This is from my blog, I wrote this on 11th July... Thought I'd share, because it looks like I'm not the only one with thoughts like that...
The sounds...music... It's still out there.
I can hear it sometimes - reaching my ears from the neighbouring building, or from tv downstairs...
But... I don't care anymore.
It was such a massive part of my life, it was everywhere, it was with me, at all times, there was nothing without it, and now... I just don't care.
I was tidying up my upstairs room earlier today, and I picked my iPod up - to move it somewhere else. I noticed it was dusty - I haven't touched it once for two weeks now...
I've been leaving it at home lately.
My radio at work doesn't come on anymore, either. I work in silence.
And even when the music plays, even when it reaches my ears - I don't listen.
I push it out of my head, close my ears to it.
I can't bear music. It makes my heart ache.
So I don't want it.
It's not the same. It's never going to be the same.
The Music is DEAD!!!
It has been in my life since I was a little girl.
It was mum that gave it to me. (Because dad, apart from the soldier choirs, couldn't care less really.)
One of my earliest memories is of music playing really loud, and mum - holding my hands in hers and teaching me to dance.
"Move your leg to the side. Now put the other one next to it. Bend your knees... Okay. And now do the same, but in the other direction. And again..."
She showed me, danced with me...
I remember listening to crappy dance songs when I was very young...
It was late 80s - Poland was still very much a communist country, and not much of the Western beats were reaching us.
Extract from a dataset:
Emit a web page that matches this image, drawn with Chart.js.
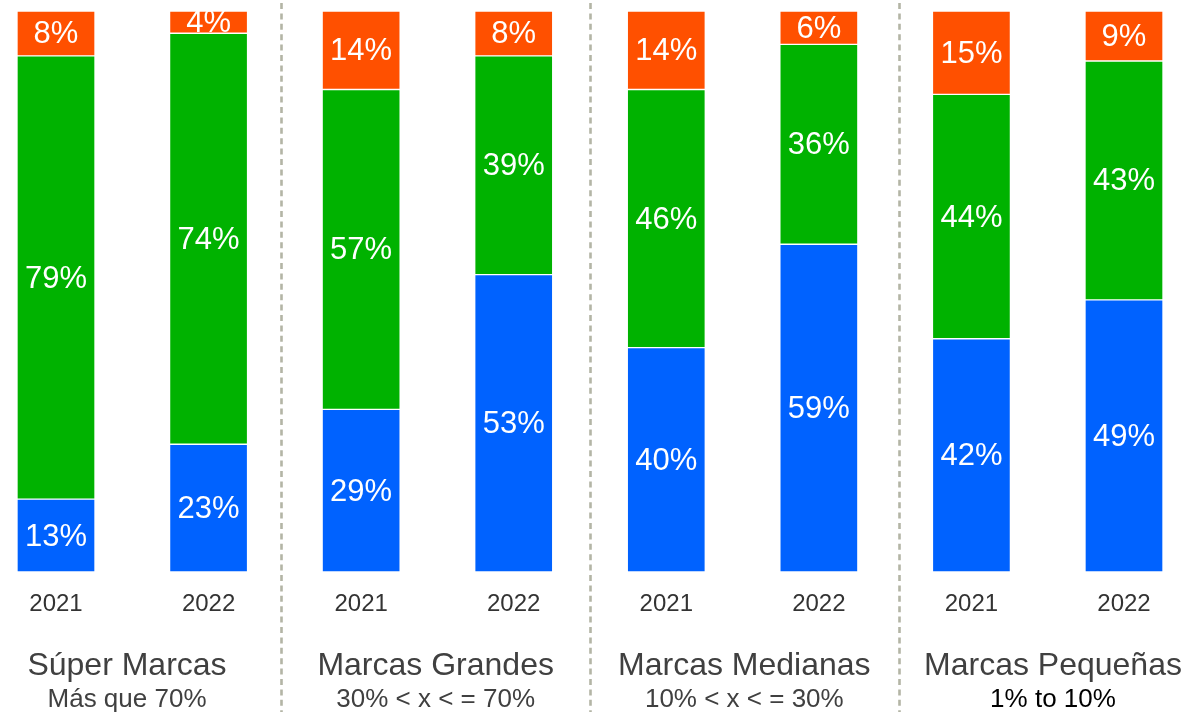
<!DOCTYPE html>
<html>
<head>
<meta charset="utf-8">
<script src="https://cdn.jsdelivr.net/npm/chart.js@4"></script>
<style>
  html, body { margin: 0; padding: 0; background: #ffffff; }
  #wrap { width: 1186px; height: 712px; position: relative; }
</style>
</head>
<body>
<div id="wrap"><canvas id="c" width="1186" height="712"></canvas></div>
<script>
// Years shown under each bar
const years = ['2021', '2022', '2021', '2022', '2021', '2022', '2021', '2022'];
// Brand-size groups (two bars each) and their share ranges
const groups = ['Súper Marcas', 'Marcas Grandes', 'Marcas Medianas', 'Marcas Pequeñas'];
const ranges = ['Más que 70%', '30% < x < = 70%', '10% < x < = 30%', '1% to 10%'];
// Segment values in %, bottom to top
const blueValues = [13, 23, 29, 53, 40, 59, 42, 49];
const greenValues = [79, 74, 57, 39, 46, 36, 44, 43];
const orangeValues = [8, 4, 14, 8, 14, 6, 15, 9];

const FONT = "'Liberation Sans', Arial, sans-serif";
const rangeColors = ['#404040', '#404040', '#404040', '#000000'];

// Each bar is shown as a full 100% column
const totals = blueValues.map((v, i) => v + greenValues[i] + orangeValues[i]);
const share = arr => arr.map((v, i) => v / totals[i] * 100);

const seriesDefs = [
  { values: blueValues, color: '#0062ff' },
  { values: greenValues, color: '#00b200' },
  { values: orangeValues, color: '#ff5000' }
];

const datasets = seriesDefs.map(s => ({
  data: share(s.values),
  rawValues: s.values,
  backgroundColor: s.color,
  borderColor: 'rgba(255,255,255,0.3)',
  borderWidth: 1,
  borderSkipped: false,
  barThickness: 78,
  clip: false
}));

// White percentage text in the middle of each segment
const segmentLabels = {
  id: 'segmentLabels',
  afterDatasetsDraw(chart) {
    const ctx = chart.ctx;
    ctx.save();
    ctx.fillStyle = '#ffffff';
    ctx.font = '31px ' + FONT;
    ctx.textAlign = 'center';
    ctx.textBaseline = 'middle';
    chart.data.datasets.forEach((ds, di) => {
      const meta = chart.getDatasetMeta(di);
      meta.data.forEach((bar, i) => {
        const cy = (bar.y + bar.base) / 2;
        ctx.fillText(ds.rawValues[i] + '%', bar.x, cy + 1.5);
      });
    });
    ctx.restore();
  }
};

// Group titles, share ranges and dashed dividers between groups
const groupDecor = {
  id: 'groupDecor',
  afterDraw(chart) {
    const ctx = chart.ctx;
    const x = chart.scales.x;
    const bottom = chart.chartArea.bottom;
    const step = 2.023;
    ctx.save();
    // dividers
    [3.5 - step, 3.5, 3.5 + step].forEach(v => {
      const px = Math.round(x.getPixelForValue(v)) + 0.5;
      ctx.beginPath();
      ctx.strokeStyle = '#b3b5a5';
      ctx.lineWidth = 2.6;
      ctx.setLineDash([6, 4.4]);
      ctx.moveTo(px, 3);
      ctx.lineTo(px, chart.height);
      ctx.stroke();
    });
    ctx.setLineDash([]);
    ctx.textAlign = 'center';
    ctx.textBaseline = 'middle';
    groups.forEach((g, gi) => {
      const cx = x.getPixelForValue(3.5 + step * (gi - 1.5));
      ctx.fillStyle = '#404040';
      ctx.font = '32px ' + FONT;
      ctx.fillText(g, cx, bottom + 94);
      ctx.fillStyle = rangeColors[gi];
      ctx.font = '26px ' + FONT;
      ctx.fillText(ranges[gi], cx, bottom + 128);
    });
    ctx.restore();
  }
};

new Chart(document.getElementById('c'), {
  type: 'bar',
  data: { labels: years, datasets },
  options: {
    responsive: false,
    animation: false,
    events: [],
    layout: { padding: { top: 11, left: 56, right: 62, bottom: 0 } },
    plugins: { legend: { display: false }, tooltip: { enabled: false } },
    scales: {
      x: {
        stacked: true,
        offset: false,
        grid: { display: false, drawTicks: false },
        border: { display: false },
        ticks: {
          color: '#333333',
          font: { family: FONT, size: 24 },
          padding: 18,
          maxRotation: 0,
          autoSkip: false
        },
        afterFit(scale) { scale.height = 140; }
      },
      y: {
        stacked: true,
        min: 0,
        max: 100,
        display: false
      }
    }
  },
  plugins: [segmentLabels, groupDecor]
});
</script>
</body>
</html>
But some were...
I remember this tv stand we had in our big room... There was a drawer in it, where all the music was kept.
And one day - I was seven years old - I had a friend over. We were searching that drawer for something to listen to. I was getting aggravated, because whatever I proposed, he didn't like.
And finally, from the very deepest bottom of the drawer, I pulled out a cassette.
I knew it was there, I had it in my hands before, but never listened to it once - I didn't know what it was, and was not interested to find out. This was "mum's music".
And that day I would have put it right back, too, if it wasn't for my friend, who suddenly came alive...
"Oh, put that one on, put that one on, this is good!" - he exclaimed.
I looked the cassette over a little dismally. It was a dodgy, pirated copy - those were the only ones we ever got in the country at the time - but the picture of a man that looked a little like a woman to me on the cover was surprisingly good - clear, sharp.
The writing next to the picture said: Michael Jackson. Bad.
"Okay. If you want." - I agreed, happy to have finally settled on something, and shoved the cassette into the player.
And a few seconds later the first, oh-so-characteristic, and so immediately recognizable nowadays "doom-doom-doom-doomdoom" of the song "Bad" sounded...
And at that moment, to me - the Music was born.
That cassette got the truest of workouts in the next few weeks...and years.
It took a few more years for Poland to fully open up to the West.
It took a few more years for me to discover who Michael Jackson was, but when I finally did - I loved him.
And I loved music.
Not just His music, although His I always liked the best of all.
To me, truly - Music was Michael Jackson.
Other singers, bands...okay, sure - but He was The Ultimate.
I never anticipated any other music as much as I waited for His.
Throughout the years, my ears were open. I always looked out for sounds.
My iPod tally is slowly closing in on a thousand - and that's just my favourites.
The music would play throughout the days. At home, at work, on the train while I was on the way to school, in the car... My music was always ever-present.
There was a soundtrack to every single important event in my life.
I loved music. I felt music. I appreciated it.
But on the 25th of June 2009...suddenly...unexpectedly...the Music died. Suddenly...unexpectedly...shockingly... It was no more...
I still remember the day it was born to me...
And I will never forget the day it had gone.